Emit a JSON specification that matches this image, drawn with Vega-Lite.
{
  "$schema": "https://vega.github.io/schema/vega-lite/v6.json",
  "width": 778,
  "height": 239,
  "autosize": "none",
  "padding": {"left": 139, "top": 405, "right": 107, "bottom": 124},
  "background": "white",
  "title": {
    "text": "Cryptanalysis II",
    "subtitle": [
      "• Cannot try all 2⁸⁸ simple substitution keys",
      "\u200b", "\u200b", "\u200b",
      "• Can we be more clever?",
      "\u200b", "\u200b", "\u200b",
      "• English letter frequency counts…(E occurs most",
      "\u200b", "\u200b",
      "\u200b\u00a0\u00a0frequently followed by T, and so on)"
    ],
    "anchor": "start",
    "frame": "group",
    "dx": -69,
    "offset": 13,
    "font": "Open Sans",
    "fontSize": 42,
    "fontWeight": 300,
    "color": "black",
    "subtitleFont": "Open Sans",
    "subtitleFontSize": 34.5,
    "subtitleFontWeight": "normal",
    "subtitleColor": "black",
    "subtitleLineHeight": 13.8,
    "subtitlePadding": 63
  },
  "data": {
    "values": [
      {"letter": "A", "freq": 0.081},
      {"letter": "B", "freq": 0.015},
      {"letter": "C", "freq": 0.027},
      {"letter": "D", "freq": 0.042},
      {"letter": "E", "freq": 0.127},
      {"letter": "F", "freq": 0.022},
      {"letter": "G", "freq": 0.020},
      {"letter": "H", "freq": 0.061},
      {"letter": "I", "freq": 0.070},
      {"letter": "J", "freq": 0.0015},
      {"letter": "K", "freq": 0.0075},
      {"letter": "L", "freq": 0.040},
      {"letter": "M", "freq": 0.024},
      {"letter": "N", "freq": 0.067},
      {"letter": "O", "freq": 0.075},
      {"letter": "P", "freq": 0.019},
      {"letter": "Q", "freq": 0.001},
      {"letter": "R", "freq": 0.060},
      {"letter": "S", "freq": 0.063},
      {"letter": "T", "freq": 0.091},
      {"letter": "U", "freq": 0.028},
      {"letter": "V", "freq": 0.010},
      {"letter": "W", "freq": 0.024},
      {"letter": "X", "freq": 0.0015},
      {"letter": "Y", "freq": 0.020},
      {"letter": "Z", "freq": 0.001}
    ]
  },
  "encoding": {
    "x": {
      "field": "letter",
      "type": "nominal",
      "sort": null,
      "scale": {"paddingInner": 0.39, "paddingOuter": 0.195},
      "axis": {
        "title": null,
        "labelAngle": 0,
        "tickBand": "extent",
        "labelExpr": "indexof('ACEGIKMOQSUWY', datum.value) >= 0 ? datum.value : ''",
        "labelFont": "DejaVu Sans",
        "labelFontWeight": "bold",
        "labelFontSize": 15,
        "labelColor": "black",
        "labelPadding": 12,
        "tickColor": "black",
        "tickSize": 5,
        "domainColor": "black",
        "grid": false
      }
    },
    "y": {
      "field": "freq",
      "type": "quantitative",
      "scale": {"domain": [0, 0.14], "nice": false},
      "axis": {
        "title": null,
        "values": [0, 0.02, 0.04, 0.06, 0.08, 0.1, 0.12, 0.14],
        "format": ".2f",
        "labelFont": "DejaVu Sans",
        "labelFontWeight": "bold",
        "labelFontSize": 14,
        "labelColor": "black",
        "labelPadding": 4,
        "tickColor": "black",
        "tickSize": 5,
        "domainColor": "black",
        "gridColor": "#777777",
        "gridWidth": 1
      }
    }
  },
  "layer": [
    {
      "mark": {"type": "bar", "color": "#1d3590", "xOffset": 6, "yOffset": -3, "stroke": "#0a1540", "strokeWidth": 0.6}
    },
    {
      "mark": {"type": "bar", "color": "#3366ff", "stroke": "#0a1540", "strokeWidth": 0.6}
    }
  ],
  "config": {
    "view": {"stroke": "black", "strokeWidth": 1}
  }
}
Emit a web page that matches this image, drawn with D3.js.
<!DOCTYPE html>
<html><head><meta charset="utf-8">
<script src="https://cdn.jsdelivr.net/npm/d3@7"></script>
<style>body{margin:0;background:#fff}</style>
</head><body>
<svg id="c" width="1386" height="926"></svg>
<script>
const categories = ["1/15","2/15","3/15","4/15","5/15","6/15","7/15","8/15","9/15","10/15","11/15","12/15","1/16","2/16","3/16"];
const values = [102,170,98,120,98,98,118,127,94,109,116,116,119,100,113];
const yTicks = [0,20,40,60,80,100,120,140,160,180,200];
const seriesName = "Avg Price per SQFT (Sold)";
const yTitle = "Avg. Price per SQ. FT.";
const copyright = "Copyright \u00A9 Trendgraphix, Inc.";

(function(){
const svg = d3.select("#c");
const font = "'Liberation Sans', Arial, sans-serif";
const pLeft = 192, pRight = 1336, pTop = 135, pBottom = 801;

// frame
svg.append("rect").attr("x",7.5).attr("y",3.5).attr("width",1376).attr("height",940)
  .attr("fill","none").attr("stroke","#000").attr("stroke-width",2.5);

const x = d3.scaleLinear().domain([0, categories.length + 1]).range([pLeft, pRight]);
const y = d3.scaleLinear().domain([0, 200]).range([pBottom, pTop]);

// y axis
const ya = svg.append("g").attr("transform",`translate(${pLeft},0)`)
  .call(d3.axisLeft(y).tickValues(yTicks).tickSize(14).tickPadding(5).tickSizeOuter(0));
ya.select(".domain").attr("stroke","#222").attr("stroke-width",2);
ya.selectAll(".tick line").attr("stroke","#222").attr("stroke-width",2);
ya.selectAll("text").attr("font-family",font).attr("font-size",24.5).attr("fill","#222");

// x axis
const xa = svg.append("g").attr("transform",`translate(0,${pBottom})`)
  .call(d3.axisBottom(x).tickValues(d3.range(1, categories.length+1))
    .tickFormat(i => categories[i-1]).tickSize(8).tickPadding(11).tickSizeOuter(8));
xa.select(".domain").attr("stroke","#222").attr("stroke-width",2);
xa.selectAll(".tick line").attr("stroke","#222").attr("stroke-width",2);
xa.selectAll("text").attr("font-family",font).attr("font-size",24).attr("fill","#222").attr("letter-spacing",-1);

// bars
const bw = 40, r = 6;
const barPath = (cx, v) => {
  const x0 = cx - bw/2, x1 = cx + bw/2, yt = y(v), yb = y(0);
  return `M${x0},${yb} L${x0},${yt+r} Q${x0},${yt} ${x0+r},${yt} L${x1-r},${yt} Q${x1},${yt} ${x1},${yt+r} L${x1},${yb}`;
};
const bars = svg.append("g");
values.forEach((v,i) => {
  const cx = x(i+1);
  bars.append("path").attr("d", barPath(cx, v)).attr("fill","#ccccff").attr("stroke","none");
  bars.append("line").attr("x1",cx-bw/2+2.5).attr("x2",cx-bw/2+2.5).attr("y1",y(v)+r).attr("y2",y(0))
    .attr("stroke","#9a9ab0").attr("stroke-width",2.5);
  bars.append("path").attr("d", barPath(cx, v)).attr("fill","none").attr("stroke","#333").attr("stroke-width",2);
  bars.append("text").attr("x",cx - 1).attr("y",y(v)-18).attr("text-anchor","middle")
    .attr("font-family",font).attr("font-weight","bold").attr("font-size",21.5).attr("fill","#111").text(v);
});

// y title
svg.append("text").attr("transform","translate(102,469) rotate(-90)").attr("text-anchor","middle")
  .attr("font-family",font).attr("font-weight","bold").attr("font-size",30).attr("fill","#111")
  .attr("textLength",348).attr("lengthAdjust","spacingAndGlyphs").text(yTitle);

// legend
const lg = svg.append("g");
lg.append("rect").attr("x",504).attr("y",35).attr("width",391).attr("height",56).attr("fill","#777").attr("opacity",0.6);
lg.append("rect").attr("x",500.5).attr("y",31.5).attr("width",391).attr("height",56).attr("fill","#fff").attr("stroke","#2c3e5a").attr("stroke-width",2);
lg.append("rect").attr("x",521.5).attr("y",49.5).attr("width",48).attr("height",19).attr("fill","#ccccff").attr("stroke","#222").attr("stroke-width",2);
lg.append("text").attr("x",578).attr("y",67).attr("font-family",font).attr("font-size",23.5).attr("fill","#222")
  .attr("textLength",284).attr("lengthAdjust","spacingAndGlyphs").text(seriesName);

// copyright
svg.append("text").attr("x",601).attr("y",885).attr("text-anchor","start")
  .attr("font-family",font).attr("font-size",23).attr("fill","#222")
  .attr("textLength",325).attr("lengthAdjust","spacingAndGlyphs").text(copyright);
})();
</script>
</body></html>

***

What to do:
Which lines above contain "that"? Show each of them.

Task response:
Emit a JSON specification that matches this image, drawn with Vega-Lite.
Emit a web page that matches this image, drawn with D3.js.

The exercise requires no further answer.